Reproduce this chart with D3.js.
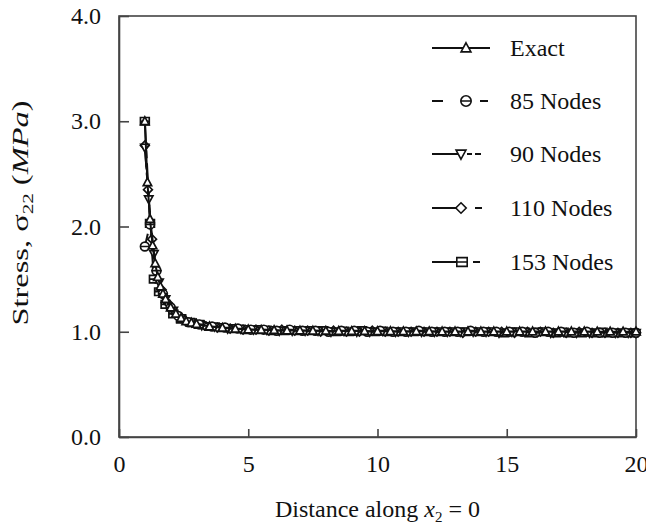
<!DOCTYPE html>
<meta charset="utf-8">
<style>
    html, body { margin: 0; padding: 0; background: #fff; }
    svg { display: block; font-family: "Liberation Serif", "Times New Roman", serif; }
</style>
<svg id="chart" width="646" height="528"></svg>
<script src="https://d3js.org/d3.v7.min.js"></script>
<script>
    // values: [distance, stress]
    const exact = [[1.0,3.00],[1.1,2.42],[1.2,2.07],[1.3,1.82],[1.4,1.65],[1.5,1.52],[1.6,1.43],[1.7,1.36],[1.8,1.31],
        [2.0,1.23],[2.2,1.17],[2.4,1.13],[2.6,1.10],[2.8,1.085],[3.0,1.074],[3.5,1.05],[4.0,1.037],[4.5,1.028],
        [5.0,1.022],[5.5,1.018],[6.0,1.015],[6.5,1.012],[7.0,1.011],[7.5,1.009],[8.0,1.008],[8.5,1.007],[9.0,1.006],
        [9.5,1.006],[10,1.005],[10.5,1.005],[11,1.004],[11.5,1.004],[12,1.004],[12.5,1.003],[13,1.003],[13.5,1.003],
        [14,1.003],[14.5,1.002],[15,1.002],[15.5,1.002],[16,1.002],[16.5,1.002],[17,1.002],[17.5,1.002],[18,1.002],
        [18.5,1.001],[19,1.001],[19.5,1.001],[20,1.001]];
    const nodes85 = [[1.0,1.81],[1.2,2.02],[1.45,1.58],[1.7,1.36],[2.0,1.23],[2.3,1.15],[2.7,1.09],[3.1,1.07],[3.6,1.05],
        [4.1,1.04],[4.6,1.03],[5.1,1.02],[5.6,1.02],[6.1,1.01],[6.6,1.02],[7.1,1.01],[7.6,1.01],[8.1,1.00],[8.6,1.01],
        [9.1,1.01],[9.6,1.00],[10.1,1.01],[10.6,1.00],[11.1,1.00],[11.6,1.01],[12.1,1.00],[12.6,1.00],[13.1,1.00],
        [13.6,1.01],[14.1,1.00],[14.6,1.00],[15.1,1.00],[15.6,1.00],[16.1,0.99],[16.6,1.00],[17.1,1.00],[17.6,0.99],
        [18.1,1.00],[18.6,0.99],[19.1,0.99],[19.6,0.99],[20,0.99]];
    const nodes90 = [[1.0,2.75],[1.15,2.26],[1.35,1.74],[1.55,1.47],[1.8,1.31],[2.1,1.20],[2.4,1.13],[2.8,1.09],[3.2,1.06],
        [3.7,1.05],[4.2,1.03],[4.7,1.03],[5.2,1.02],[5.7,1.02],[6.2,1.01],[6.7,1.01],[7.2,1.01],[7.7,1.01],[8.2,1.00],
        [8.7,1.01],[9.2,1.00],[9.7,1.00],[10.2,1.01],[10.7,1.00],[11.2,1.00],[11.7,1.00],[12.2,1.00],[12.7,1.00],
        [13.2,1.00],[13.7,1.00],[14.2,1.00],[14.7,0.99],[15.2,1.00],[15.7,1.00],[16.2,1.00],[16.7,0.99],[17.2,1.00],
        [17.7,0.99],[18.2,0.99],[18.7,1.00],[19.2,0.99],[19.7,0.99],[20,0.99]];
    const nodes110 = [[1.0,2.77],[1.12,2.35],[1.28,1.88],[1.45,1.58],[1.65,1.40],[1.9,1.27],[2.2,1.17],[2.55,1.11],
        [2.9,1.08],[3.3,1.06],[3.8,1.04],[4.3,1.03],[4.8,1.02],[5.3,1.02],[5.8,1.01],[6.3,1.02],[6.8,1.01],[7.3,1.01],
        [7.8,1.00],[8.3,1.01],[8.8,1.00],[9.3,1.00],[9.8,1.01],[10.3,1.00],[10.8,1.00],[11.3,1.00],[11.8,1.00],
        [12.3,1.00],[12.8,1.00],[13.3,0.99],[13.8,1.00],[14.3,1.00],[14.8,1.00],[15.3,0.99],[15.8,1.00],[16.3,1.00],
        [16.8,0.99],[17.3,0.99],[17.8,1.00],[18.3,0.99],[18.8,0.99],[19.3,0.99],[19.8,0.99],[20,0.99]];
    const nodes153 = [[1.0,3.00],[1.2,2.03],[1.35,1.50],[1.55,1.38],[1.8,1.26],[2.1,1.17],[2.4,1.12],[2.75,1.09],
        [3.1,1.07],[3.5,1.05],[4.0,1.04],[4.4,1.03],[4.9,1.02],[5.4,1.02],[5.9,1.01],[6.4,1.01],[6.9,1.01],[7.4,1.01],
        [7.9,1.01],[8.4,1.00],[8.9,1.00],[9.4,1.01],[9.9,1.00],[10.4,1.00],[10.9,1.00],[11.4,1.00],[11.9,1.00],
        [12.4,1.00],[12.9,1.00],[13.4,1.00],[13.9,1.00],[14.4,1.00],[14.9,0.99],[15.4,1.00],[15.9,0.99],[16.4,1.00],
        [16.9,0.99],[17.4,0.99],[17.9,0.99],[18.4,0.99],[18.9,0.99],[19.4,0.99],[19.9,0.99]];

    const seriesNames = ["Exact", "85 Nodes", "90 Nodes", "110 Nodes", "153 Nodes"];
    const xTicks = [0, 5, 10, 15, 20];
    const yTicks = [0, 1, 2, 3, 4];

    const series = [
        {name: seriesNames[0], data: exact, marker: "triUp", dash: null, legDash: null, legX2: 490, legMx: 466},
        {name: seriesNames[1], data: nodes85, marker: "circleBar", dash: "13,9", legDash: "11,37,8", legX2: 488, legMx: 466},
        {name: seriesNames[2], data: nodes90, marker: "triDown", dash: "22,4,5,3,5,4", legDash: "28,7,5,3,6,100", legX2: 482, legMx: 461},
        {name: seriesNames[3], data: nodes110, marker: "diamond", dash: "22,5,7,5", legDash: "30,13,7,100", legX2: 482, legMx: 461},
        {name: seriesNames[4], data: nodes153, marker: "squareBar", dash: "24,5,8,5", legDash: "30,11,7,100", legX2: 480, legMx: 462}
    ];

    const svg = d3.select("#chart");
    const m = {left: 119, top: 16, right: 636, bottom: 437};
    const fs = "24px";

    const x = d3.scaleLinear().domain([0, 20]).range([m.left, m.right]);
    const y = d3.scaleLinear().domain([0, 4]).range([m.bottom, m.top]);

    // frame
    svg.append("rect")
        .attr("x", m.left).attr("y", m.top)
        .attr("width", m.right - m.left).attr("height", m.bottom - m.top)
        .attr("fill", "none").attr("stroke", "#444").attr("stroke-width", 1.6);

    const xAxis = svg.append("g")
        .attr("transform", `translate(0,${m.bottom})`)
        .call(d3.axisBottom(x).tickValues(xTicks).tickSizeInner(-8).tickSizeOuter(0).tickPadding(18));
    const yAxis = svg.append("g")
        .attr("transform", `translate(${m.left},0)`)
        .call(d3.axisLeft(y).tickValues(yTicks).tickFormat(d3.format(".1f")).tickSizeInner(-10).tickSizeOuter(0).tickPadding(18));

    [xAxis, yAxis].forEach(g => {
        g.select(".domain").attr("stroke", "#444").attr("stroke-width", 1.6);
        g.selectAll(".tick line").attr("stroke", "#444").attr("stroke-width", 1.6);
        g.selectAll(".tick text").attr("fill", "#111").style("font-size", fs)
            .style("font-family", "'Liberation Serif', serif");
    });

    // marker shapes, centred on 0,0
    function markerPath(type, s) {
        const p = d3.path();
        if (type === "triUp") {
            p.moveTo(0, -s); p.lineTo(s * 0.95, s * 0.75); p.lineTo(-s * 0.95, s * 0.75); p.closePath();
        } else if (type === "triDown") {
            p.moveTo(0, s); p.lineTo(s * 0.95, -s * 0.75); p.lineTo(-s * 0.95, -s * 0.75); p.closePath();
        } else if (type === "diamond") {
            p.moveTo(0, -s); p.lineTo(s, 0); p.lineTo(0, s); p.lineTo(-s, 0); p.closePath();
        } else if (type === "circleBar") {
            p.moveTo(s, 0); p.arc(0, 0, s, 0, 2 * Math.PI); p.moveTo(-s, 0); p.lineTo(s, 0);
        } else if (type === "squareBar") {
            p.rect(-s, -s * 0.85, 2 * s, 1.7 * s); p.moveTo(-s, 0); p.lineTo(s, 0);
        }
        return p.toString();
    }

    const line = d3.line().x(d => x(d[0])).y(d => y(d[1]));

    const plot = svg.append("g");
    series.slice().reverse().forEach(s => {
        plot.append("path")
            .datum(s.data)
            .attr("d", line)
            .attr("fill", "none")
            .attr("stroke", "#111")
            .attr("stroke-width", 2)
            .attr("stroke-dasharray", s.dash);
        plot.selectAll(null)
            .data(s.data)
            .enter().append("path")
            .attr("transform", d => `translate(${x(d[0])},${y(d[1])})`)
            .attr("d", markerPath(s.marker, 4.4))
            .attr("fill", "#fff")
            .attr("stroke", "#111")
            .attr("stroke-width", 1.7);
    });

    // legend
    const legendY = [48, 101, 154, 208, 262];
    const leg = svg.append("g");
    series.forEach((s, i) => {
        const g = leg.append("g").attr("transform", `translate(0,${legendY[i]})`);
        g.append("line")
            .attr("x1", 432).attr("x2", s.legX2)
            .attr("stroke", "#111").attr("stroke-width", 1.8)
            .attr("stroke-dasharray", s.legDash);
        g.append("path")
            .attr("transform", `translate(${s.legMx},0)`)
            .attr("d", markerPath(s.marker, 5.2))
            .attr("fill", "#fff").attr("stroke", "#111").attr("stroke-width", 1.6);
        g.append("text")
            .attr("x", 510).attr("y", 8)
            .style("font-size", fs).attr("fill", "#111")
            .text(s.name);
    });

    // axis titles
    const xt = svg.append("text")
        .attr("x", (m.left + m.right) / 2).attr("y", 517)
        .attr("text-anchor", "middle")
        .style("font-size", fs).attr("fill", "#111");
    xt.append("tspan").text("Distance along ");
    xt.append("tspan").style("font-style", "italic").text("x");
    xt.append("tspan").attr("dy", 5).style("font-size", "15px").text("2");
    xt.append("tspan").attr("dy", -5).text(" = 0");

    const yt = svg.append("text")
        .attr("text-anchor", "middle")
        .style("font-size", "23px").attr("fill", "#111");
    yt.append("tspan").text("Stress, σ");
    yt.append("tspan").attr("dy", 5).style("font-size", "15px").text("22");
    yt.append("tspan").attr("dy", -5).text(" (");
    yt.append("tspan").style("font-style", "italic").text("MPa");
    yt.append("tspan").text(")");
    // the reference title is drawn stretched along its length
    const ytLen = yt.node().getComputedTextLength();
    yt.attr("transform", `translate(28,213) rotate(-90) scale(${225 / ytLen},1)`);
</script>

◆ ◆ ◆ ◆ ◆

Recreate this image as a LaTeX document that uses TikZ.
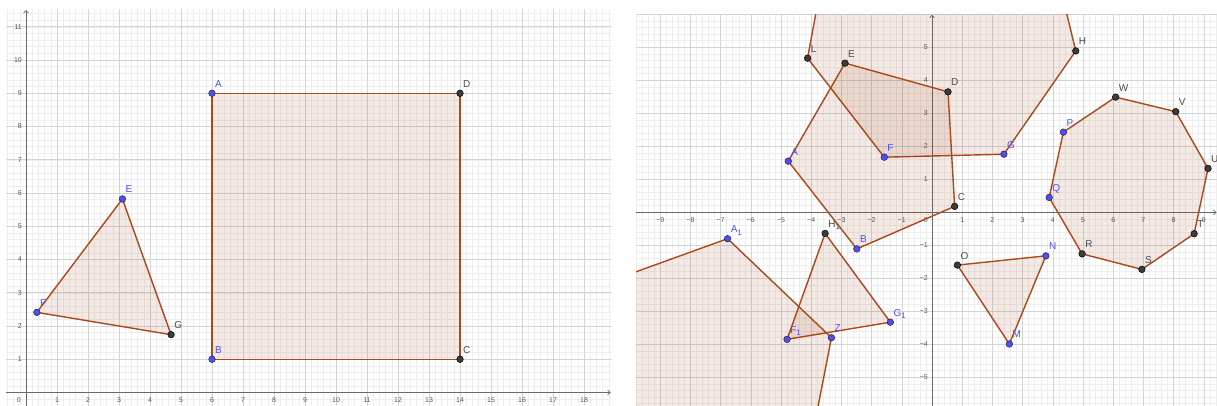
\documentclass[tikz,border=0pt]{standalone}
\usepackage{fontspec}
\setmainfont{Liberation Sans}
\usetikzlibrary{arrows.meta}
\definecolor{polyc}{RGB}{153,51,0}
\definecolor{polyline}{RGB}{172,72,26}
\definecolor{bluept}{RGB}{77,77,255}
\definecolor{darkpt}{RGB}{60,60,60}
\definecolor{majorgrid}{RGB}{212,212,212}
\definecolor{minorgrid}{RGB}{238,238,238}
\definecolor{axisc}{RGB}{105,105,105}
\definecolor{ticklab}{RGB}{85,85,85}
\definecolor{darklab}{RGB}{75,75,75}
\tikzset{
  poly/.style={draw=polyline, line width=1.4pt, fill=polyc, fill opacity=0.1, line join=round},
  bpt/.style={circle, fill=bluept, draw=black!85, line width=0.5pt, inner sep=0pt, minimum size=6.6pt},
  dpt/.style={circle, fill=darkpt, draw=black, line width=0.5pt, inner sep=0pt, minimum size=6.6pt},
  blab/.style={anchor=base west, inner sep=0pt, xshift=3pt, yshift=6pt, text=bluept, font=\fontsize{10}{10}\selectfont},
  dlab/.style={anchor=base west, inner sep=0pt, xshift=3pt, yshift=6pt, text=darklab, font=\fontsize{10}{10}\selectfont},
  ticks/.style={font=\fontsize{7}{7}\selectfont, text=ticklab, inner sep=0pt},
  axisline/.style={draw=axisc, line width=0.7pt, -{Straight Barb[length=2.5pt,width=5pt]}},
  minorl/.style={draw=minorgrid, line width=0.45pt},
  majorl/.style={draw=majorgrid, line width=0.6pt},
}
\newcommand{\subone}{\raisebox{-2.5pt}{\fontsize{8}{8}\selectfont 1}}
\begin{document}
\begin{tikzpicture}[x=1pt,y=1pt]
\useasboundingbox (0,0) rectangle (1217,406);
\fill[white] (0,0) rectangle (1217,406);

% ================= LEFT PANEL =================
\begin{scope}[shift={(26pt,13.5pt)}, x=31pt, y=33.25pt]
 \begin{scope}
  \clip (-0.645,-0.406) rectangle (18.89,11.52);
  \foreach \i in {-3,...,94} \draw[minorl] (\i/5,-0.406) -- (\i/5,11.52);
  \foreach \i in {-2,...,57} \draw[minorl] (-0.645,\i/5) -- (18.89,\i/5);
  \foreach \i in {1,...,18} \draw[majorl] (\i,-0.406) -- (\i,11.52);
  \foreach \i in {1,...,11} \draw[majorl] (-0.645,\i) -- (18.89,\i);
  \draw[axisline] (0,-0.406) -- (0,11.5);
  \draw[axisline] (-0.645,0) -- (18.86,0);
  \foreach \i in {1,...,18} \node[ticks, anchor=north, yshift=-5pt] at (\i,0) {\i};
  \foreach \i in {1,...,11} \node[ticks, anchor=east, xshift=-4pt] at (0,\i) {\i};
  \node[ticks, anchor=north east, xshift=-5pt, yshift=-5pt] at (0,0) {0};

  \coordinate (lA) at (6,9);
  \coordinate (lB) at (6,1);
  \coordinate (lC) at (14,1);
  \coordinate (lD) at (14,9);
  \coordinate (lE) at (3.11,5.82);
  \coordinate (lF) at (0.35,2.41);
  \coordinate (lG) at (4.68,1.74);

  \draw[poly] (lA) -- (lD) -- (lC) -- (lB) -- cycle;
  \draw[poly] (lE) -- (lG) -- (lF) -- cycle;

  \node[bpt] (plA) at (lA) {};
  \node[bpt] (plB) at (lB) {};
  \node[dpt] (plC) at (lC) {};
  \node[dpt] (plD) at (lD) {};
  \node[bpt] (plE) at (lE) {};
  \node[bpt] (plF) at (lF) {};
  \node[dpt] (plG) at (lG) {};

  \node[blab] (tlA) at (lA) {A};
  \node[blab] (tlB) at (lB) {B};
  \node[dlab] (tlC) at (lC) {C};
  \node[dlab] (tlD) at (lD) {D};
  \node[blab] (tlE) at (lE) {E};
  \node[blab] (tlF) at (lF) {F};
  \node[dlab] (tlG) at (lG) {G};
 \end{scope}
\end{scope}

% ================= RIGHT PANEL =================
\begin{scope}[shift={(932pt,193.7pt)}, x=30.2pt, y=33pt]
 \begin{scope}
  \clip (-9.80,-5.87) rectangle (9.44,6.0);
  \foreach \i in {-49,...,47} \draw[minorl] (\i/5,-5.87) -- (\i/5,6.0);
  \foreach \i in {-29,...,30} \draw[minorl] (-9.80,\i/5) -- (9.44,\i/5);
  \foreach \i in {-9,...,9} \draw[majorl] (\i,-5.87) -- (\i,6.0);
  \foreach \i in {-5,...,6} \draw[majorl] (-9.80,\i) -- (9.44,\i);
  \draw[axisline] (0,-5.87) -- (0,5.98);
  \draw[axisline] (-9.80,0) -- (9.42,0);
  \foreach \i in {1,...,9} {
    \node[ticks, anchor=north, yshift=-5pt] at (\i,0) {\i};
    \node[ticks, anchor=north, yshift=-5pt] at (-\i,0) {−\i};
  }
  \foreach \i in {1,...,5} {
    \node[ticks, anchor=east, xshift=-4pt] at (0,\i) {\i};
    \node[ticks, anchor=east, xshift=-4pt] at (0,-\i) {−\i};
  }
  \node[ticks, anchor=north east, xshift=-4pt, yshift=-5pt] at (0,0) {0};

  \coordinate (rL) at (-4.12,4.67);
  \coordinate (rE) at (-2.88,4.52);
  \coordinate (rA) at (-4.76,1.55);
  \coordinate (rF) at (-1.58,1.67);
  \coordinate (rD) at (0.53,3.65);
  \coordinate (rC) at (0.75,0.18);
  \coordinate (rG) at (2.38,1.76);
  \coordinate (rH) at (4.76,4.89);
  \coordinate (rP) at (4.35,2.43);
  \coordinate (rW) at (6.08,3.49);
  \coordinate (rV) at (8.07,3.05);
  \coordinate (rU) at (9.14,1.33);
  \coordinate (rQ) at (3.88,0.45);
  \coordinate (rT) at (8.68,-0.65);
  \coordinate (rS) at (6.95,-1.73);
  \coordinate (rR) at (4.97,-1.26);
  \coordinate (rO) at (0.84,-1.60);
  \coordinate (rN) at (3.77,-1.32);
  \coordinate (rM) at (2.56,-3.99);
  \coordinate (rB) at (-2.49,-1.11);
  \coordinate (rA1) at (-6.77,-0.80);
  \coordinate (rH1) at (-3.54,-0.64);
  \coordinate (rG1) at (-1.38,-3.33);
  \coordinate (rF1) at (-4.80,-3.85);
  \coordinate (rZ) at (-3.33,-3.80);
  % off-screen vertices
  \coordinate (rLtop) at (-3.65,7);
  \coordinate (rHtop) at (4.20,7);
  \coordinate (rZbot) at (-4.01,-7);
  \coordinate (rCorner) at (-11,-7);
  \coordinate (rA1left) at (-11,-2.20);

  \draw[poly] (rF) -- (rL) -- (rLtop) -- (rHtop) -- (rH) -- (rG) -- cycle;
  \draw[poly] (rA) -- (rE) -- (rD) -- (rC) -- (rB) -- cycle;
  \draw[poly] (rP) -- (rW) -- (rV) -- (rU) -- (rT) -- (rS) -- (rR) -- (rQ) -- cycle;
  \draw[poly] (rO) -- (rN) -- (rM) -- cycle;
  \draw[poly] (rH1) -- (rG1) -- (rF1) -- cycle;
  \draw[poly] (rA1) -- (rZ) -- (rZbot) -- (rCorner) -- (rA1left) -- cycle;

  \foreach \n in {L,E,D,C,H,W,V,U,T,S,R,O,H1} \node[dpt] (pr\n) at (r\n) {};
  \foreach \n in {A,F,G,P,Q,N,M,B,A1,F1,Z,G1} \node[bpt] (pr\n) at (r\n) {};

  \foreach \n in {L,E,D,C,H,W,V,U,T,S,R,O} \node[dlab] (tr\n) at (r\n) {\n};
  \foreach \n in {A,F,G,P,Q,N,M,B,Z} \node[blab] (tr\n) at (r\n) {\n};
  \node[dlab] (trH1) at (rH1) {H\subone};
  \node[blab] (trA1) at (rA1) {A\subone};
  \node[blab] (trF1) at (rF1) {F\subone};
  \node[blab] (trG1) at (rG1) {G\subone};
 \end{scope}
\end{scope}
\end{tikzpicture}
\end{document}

◆ ◆ ◆ ◆ ◆

**PROBLEM STATEMENT:** Each line in the entries above that includes the string "chart" should be extracted.

**FULL OUTPUT:**
Reproduce this chart with D3.js.
<svg id="chart" width="646" height="528"></svg>
    const svg = d3.select("#chart");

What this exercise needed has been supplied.